The Attempt at a Solution

$$S_{n} - S_{n-1} = a_{n}$$
$$\lim_{n \to \infty} S_{n} - S_{n-1} = \lim_{n \to \infty} a_{n}$$
Since $a_{n} \neq 0$, we can divide by $a_{n}$

$$\lim_{n \to \infty} \frac {S_{n} - S_{n-1}} {a_{n}} = 1$$
We can rewrite $S_{n}$ and $S_{n-1}$ as $\sum^\infty a_{n}$ and $\sum^\infty a_{n-1}$

So, $$\lim_{n \to \infty} \frac {\sum^\infty a_{n} - \sum^\infty a_{n-1}} {a_{n}} = 1$$
Rearranging, $$\lim_{n \to \infty} \frac{\sum^\infty a_{n}} {a_{n}} - \sum^\infty \frac{a_{n-1}} {a_{n}} = 1$$
The term inside the second series is 1, so
$$\lim_{n \to \infty} \frac{\sum^\infty a_{n}} {a_{n}} = 1 + \sum^\infty 1$$

Thus, $$S_{n} = \lim_{n \to \infty} \sum^\infty a_{n} = a_{n} (1 + \sum^\infty 1)$$
Since $\sum^\infty 1$ diverges, we can say that $S_{n}$ diverges and therefore, if $\lim_{n \to \infty} a_{n} \neq 0$ , $\sum^\infty a_{n}$ diverges.

Is this proof complete?

Last edited:

Related Calculus and Beyond Homework Help News on Phys.org
LCKurtz
Homework Helper
Gold Member

Homework Statement

$$Proove \, that \, if \, \lim_{n \to \infty} a_{n} \neq 0 \, , \, \sum^\infty a_{n} \, diverges$$
That isn't a correct statement of the theorem in the first place.
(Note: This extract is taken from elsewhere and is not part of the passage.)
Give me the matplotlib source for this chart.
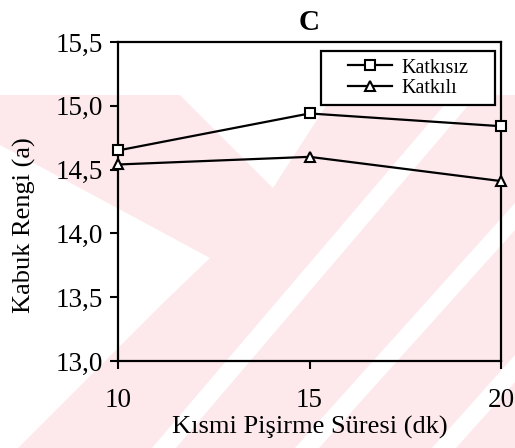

When you say ##\lim_{n \to \infty} a_{n} \neq 0## you are implying ##a_n## has a limit which isn't ##0##. That is not the correct denial of the statement that ##a_n\rightarrow 0##. It may not converge to anything.

Homework Equations

$$S_{n} - S_{n-1} = a_{n}$$
$$\lim_{n \to \infty} S_{n} = S$$

The Attempt at a Solution

$$S_{n} - S_{n-1} = a_{n}$$
$$\lim_{n \to \infty} S_{n} - S_{n-1} = \lim_{n \to \infty} a_{n}$$
Since $a_{n} \neq 0$, we can divide by $a_{n}$
You can't take a limit since it isn't given ##a_n## has one. And nothing gives you ##a_n\ne 0##.

I would suggest you try the showing the contrapositive: If ##\sum a_n## converges then ##a_n\rightarrow 0##.